As estratégias do mestre cansado eram variadas. O sinal tocava, todavia ele se demorava a sair da sala dos professores. Era intencional. Se a aula tinha 7h30 como horário de começo, ele saía cinco minutos depois. Se liberasse seus pupilos também um pouco antes do intervalo, retornando com certo atraso depois e, por fim, encerrasse um instante antes do sinal, tudo isso renderia 20 minutos por manhã, 100 minutos por semana, 400 minutos por mês. Para disfarçar, preferia ficar mais tempo no banheiro no final do intervalo.
Certo dia, a tragédia chegou à escola. Um ex-aluno, com problemas de ordem psíquica, tomou a arma do pai e invadiu o estabelecimento para se vingar de um desafeto. Pânico nos corredores! Gritos de todos os lados! Alguns conseguiram trancar-se nas salas; outros corriam desesperados diante das ameaças e dos tiros para o ar. Ana estava na biblioteca com alguns alunos. Ao perceber o perigo, trancou a porta por dentro e mandou que todos se deitassem. No corredor onde estava o aluno causador do tumulto, surgiu a figura improvável de Cleberson. Tinha ficado um longo tempo no banheiro, com fones de ouvido, como era seu costume procrastinador. Não percebeu a confusão. Atrás do professor, paralisado, o aluno alvo do criminoso. A arma disparou várias vezes. Findas as balas, um funcionário imobilizou o agressor e derrubou-o. O professor Cleberson estava no chão, sem vida, tendo recebido no peito os disparos feitos para o discente atrás dele. Havia virado um escudo.

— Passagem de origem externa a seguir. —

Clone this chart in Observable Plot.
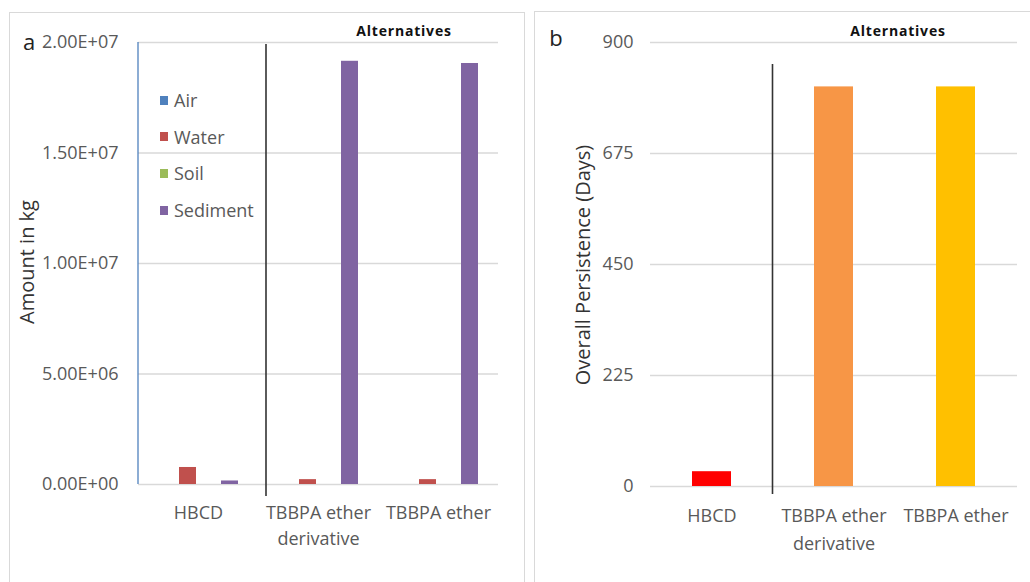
<!DOCTYPE html>
<html><head><meta charset="utf-8">
<script src="https://cdn.jsdelivr.net/npm/d3@7"></script>
<script src="https://cdn.jsdelivr.net/npm/@observablehq/plot@0.6"></script>
<style>
html,body{margin:0;padding:0;background:#fff;}
body{width:1030px;height:582px;overflow:hidden;position:relative;font-family:"Open Sans",sans-serif;}
.box{position:absolute;border:1px solid #d9d9d9;box-sizing:border-box;}
.abs{position:absolute;white-space:nowrap;line-height:1;}
.ctr{transform:translate(-50%,-50%);}
.rot{transform:translate(-50%,-50%) rotate(-90deg);}
svg{position:absolute;overflow:visible;}
</style></head><body>
<script>
// ---- data ----
const categories = ["HBCD", "TBBPA ether derivative", "TBBPA ether"];
const categoryLabels = ["HBCD", "TBBPA ether\nderivative", "TBBPA ether"];
const compartments = ["Air", "Water", "Soil", "Sediment"];
const compartmentColors = ["#4F81BD", "#C0504D", "#9BBB59", "#8064A2"];
const airKg = [0, 0, 0];
const waterKg = [7.7e5, 2.2e5, 2.2e5];
const soilKg = [0, 0, 0];
const sedimentKg = [1.6e5, 1.915e7, 1.905e7];
const amountTicks = [0, 5e6, 1e7, 1.5e7, 2e7];
const amountTickLabels = ["0.00E+00", "5.00E+06", "1.00E+07", "1.50E+07", "2.00E+07"];
const persistenceDays = [30, 810, 810];
const persistenceColors = ["#FF0000", "#F79646", "#FFC000"];
const persistenceTicks = [0, 225, 450, 675, 900];
const persistenceTickLabels = ["0", "225", "450", "675", "900"];

const body = document.body;
function addDiv(cls, css, text) {
  const d = document.createElement("div");
  d.className = cls;
  Object.assign(d.style, css);
  if (text != null) d.textContent = text;
  body.appendChild(d);
  return d;
}

// panel boxes
addDiv("box", {left: "9px", top: "12px", width: "516px", height: "590px"});
addDiv("box", {left: "534px", top: "11px", width: "520px", height: "590px"});

// ---- panel a ----
const amountSeries = [airKg, waterKg, soilKg, sedimentKg];
const amountRows = [];
categories.forEach((c, i) => {
  compartments.forEach((s, j) => amountRows.push({category: c, compartment: s, value: amountSeries[j][i]}));
});

const chartA = Plot.plot({
  width: 515, height: 570,
  marginLeft: 128, marginRight: 26, marginTop: 30, marginBottom: 98,
  style: {background: "transparent", fontFamily: "Open Sans", fontSize: "18px", color: "#595959", overflow: "visible"},
  fx: {domain: categories, padding: 0, axis: null},
  x: {domain: compartments, paddingInner: 0.21, paddingOuter: 0.9, axis: null},
  y: {domain: [0, 2e7], ticks: amountTicks, tickFormat: d => amountTickLabels[amountTicks.indexOf(d)], tickSize: 0, tickPadding: 20, label: null},
  color: {domain: compartments, range: compartmentColors},
  marks: [
    Plot.ruleY(amountTicks, {stroke: "#d9d9d9", strokeWidth: 1.3}),
    Plot.barY(amountRows, {fx: "category", x: "compartment", y: "value", fill: "compartment"}),
    Plot.text(categories, {fx: d => d, text: (d, i) => categoryLabels[i], frameAnchor: "bottom", dy: 16, lineAnchor: "top", lineHeight: 1.45, fill: "#595959", fontSize: 18})
  ]
});
chartA.style.left = "9px"; chartA.style.top = "12px";
body.appendChild(chartA);
{
  const fx = chartA.scale("fx"), y = chartA.scale("y");
  const svg = d3.select(chartA);
  const x0 = fx.apply(categories[0]);
  svg.append("line").attr("x1", x0).attr("x2", x0).attr("y1", y.apply(2e7)).attr("y2", y.apply(0))
    .attr("stroke", "#4F81BD").attr("stroke-width", 1.3);
  const xd = fx.apply(categories[1]) + 8;
  svg.append("line").attr("x1", xd).attr("x2", xd).attr("y1", y.apply(2e7) + 2).attr("y2", y.apply(0) + 12)
    .attr("stroke", "#333").attr("stroke-width", 1.6);
}

// legend (panel a)
compartments.forEach((s, i) => {
  const cy = 100 + i * 36.7;
  addDiv("abs", {left: "160px", top: (cy - 4.5) + "px", width: "8px", height: "9px", background: compartmentColors[i]});
  addDiv("abs", {left: "174px", top: (cy - 10) + "px", fontSize: "18px", lineHeight: "20px", color: "#595959"}, s);
});

addDiv("abs ctr", {left: "29px", top: "41px", fontSize: "22px", color: "#222"}, "a");
addDiv("abs ctr", {left: "404px", top: "31px", fontSize: "14px", fontWeight: "bold", letterSpacing: "0.8px", color: "#111"}, "Alternatives");
addDiv("abs rot", {left: "27px", top: "262px", fontSize: "20px", color: "#333"}, "Amount in kg");

// ---- panel b ----
const chartB = Plot.plot({
  width: 496, height: 570,
  marginLeft: 116, marginRight: 13, marginTop: 30, marginBottom: 96,
  style: {background: "transparent", fontFamily: "Open Sans", fontSize: "18px", color: "#595959", overflow: "visible"},
  x: {domain: categories, paddingInner: 0.684, paddingOuter: 0.342, axis: null},
  y: {domain: [0, 900], ticks: persistenceTicks, tickFormat: d => persistenceTickLabels[persistenceTicks.indexOf(d)], tickSize: 0, tickPadding: 17, label: null},
  color: {domain: categories, range: persistenceColors},
  marks: [
    Plot.ruleY(persistenceTicks, {stroke: "#d9d9d9", strokeWidth: 1.3}),
    Plot.barY(categories, {x: d => d, y: (d, i) => persistenceDays[i], fill: d => d}),
    Plot.text(categories, {x: d => d, text: (d, i) => categoryLabels[i], frameAnchor: "bottom", dy: 16, lineAnchor: "top", lineHeight: 1.55, fill: "#595959", fontSize: 18})
  ]
});
chartB.style.left = "534px"; chartB.style.top = "12px";
body.appendChild(chartB);
{
  const x = chartB.scale("x"), y = chartB.scale("y");
  const svg = d3.select(chartB);
  const xd = (x.apply(categories[0]) + x.bandwidth + x.apply(categories[1])) / 2;
  svg.append("line").attr("x1", xd).attr("x2", xd).attr("y1", y.apply(900) + 22).attr("y2", y.apply(0) + 8)
    .attr("stroke", "#333").attr("stroke-width", 1.6);
}
addDiv("abs ctr", {left: "556px", top: "37px", fontSize: "22px", color: "#222"}, "b");
addDiv("abs ctr", {left: "898px", top: "31px", fontSize: "14px", fontWeight: "bold", letterSpacing: "0.8px", color: "#111"}, "Alternatives");
addDiv("abs rot", {left: "583px", top: "265px", fontSize: "20px", color: "#333"}, "Overall Persistence (Days)");
</script>
</body></html>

A paz voltou aos poucos entre choros e narrativas. O aluno que teria sido vítima das balas explicou que estava saindo do banheiro quando o professor se colocou à sua frente para protegê-lo. Na versão que chegou à imprensa, o velho professor tinha dado a vida para salvar seu aluno. A narrativa se espalhou. A instituição foi rebatizada com o nome heroico de Escola Estadual Professor Cleberson de Oliveira. Com o passar dos anos, surgiram vários depoimentos sobre a dedicação épica do professor. A Secretaria de Educação criou o Prêmio Cleberson de Inovação Pedagógica. Dois anos depois do evento trágico, foi inaugurada uma praça com o nome do docente. Uma doação dos pais erigiu um busto de bronze com frases no pedestal sobre o valor de dar a vida pelos alunos. Como o velho Simon Bolívar, o professor batizava a geografia mesmo desiludido sobre o futuro. Dez anos depois, a professora Ana era a nova diretora. No discurso de boas-vindas aos calouros, exaltou a biografia do padroeiro da casa. Nossa conclusão, querida leitora e estimado leitor, é: você só tem um relativo controle sobre sua memória em vida. O heroísmo pode ser inventado ao sair de um banheiro. Depois, a vontade de crer pode impor-se ao real. Nosso desejo de sentido é a mais poderosa máquina de ficções. Evite pesquisar muito a biografia de quem batiza praças e escolas. Para manter a esperança no mundo, faz bem uma dose moderada de amnésia.